On March 17, Nate Balis and Tom Woods from the Annie E. Casey Foundation responded to my JJIE opinion column from March 7 in which I cautioned that it was too soon to claim intentional reform as the cause of recent declines in juvenile incarceration. Nate and Tom argue that policy and practice reforms around the country have at least contributed to the decline. They cite specific examples of states where substantive reforms in juvenile justice were followed by marked shifts in juvenile incarceration.
Nate and Tom make some valid points, and I'm willing to concede two of them. First, they chide me for writing that "incarceration numbers follow the crime rate," and they are right to do so. I did not intend to characterize the relationship between crime and incarceration as consistent and predictable. I was describing the statistical trends portrayed in my John Jay College data brief. The trends from 1995 to 2010 show a percentage decline in juvenile incarceration that closely tracks the percentage change in juvenile arrests and court referrals.
My observation was accurate, but the sentence was misleading. I would never argue that the relationship between crime and incarceration is always direct and proportionate. In fact, I've made the opposite point in previous publications. In our 2011 report on juvenile justice realignment, for example, Doug Evans and I wrote: "The scale of incarceration is not simply a reaction to crime. It is a policy choice."

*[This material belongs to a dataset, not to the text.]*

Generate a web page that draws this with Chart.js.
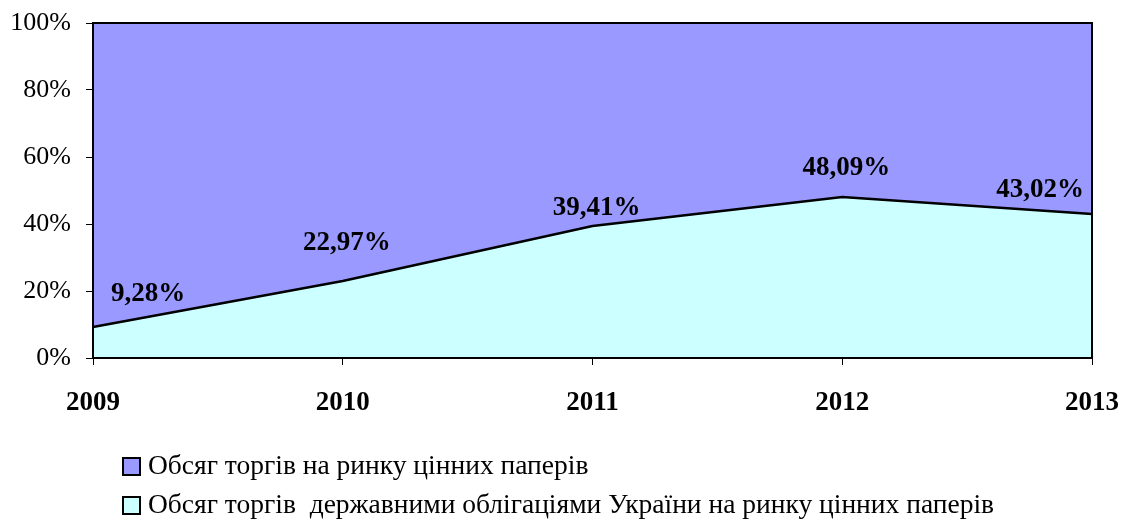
<!DOCTYPE html>
<html>
<head>
<meta charset="utf-8">
<script src="https://cdn.jsdelivr.net/npm/chart.js@4/dist/chart.umd.min.js"></script>
<style>
  body { margin: 0; background: #fff; }
  #wrap { width: 1121px; height: 521px; }
</style>
</head>
<body>
<div id="wrap"><canvas id="myChart"></canvas></div>
<script>
// donnees
const years = ["2009", "2010", "2011", "2012", "2013"];
const bondsShare = [9.28, 22.97, 39.41, 48.09, 43.02];
const otherShare = [90.72, 77.03, 60.59, 51.91, 56.98];
const yTicks = [0, 20, 40, 60, 80, 100];
const seriesNames = [
    "Обсяг торгів на ринку цінних паперів",
    "Обсяг торгів  державними облігаціями України на ринку цінних паперів"
];

const serif = "'Liberation Serif', 'Times New Roman', serif";

// etiquettes de valeurs (decalage par rapport au point)
const labelOffsets = [[55, -33], [4, -38], [4, -18], [4, -29], [-52, -24]];

const labelsPlugin = {
    id: 'valueLabels',
    afterDatasetsDraw(chart) {
        const c = chart.ctx;
        const meta = chart.getDatasetMeta(0);
        c.save();
        c.font = "bold 27px " + serif;
        c.fillStyle = '#000';
        c.textAlign = 'center';
        c.textBaseline = 'middle';
        meta.data.forEach((pt, i) => {
            const txt = bondsShare[i].toFixed(2).replace('.', ',') + '%';
            c.fillText(txt, pt.x + labelOffsets[i][0], pt.y + labelOffsets[i][1]);
        });
        c.restore();
    }
};

const frameLegendPlugin = {
    id: 'frameLegend',
    afterDraw(chart) {
        const c = chart.ctx;
        const a = chart.chartArea;
        c.save();
        // cadre de la zone de tracé
        c.strokeStyle = '#000';
        c.lineWidth = 2;
        c.strokeRect(a.left, a.top, a.right - a.left, a.bottom - a.top);
        // legende verticale
        const items = [
            { text: seriesNames[0], color: '#9999FF', y: 466 },
            { text: seriesNames[1], color: '#CCFFFF', y: 505 }
        ];
        c.font = "27.5px " + serif;
        c.textBaseline = 'middle';
        c.textAlign = 'left';
        items.forEach(it => {
            c.fillStyle = it.color;
            c.fillRect(123, it.y - 8, 17, 17);
            c.lineWidth = 2;
            c.strokeStyle = '#000';
            c.strokeRect(123, it.y - 8, 17, 17);
            c.fillStyle = '#000';
            c.fillText(it.text, 148, it.y + 1);
        });
        c.restore();
    }
};

let ctx = document.getElementById('myChart').getContext('2d');
let myChart = new Chart(ctx, {
    type: 'line',
    data: {
        labels: years,
        datasets: [{
            label: seriesNames[1],
            data: bondsShare,
            backgroundColor: '#CCFFFF',
            borderColor: '#000',
            borderWidth: 2.5,
            fill: 'origin',
            pointRadius: 0,
            tension: 0,
            order: 1
        }, {
            label: seriesNames[0],
            data: otherShare,
            backgroundColor: '#9999FF',
            borderWidth: 0,
            borderColor: 'rgba(0,0,0,0)',
            fill: '-1',
            pointRadius: 0,
            tension: 0,
            order: 2
        }]
    },
    options: {
        responsive: true,
        maintainAspectRatio: false,
        animation: false,
        layout: {
            padding: { left: 0, top: 23, right: 29, bottom: 103 }
        },
        plugins: {
            legend: { display: false },
            tooltip: { enabled: false }
        },
        scales: {
            x: {
                offset: false,
                grid: {
                    drawOnChartArea: false,
                    drawTicks: true,
                    tickLength: 7,
                    color: '#000',
                    lineWidth: 1
                },
                border: { display: false },
                ticks: {
                    color: '#000',
                    padding: 22,
                    maxRotation: 0,
                    font: { size: 27, weight: 'bold', family: serif }
                },
                afterFit: s => {
                    s.height = 60;
                    s.paddingLeft = 0;
                    s.paddingRight = 0;
                }
            },
            y: {
                stacked: true,
                min: 0,
                max: 100,
                afterBuildTicks: s => { s.ticks = yTicks.map(v => ({ value: v })); },
                grid: {
                    drawOnChartArea: false,
                    drawTicks: true,
                    tickLength: 7,
                    color: '#000',
                    lineWidth: 1
                },
                border: { display: false },
                ticks: {
                    color: '#000',
                    padding: 15,
                    callback: v => v + '%',
                    font: { size: 26, family: serif }
                },
                afterFit: s => {
                    s.width = 93;
                    s.paddingTop = 0;
                    s.paddingBottom = 0;
                }
            }
        }
    },
    plugins: [labelsPlugin, frameLegendPlugin]
});
</script>
</body>
</html>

Second, Nate and Tom correctly note that my argument generalizes from national data that might obscure important variations among states. This is certainly true, but while the state-level patterns they describe are encouraging, they are not sufficient to establish a causal connection between reform and lower incarceration. Reliable evidence requires more than convenient correlations. Even if we observe a number of instances when state reforms are followed by lower incarceration, we have to test whether the causal hypothesis holds up in the absence of reform? If we lined up all the states according to whether they had enacted meaningful reforms in their juvenile justice systems, would their incarceration trends line up in the same way, with high reform states showing more decline and low reform states showing less? Moreover, does the relationship persist over time and under varying circumstances?
If we had reliable data with which to track system reforms across jurisdictions and in a standard metric, we might be able to disentangle all of the competing influences on the use of incarceration, and we might be able to identify the extent to which recent changes in juvenile incarceration were due to intentional reform or to larger social forces, including crime trends. Of course, it is far easier to imagine such an analysis than to create one. Measuring juvenile justice reform is very difficult because policies and practices vary so much from place to place, and because the organizational components of juvenile justice systems are themselves dependent on local legal culture.
Until we have such an analysis, we are left to speculate about why some juvenile justice systems are using incarceration much less than they did 15 to 20 years ago. Is it largely the result of falling crime, or is it due to the efforts of advocates and reformers? When we know the answer to this important question, we will know whether we should rely on existing strategies for future improvements in juvenile justice policy and practice.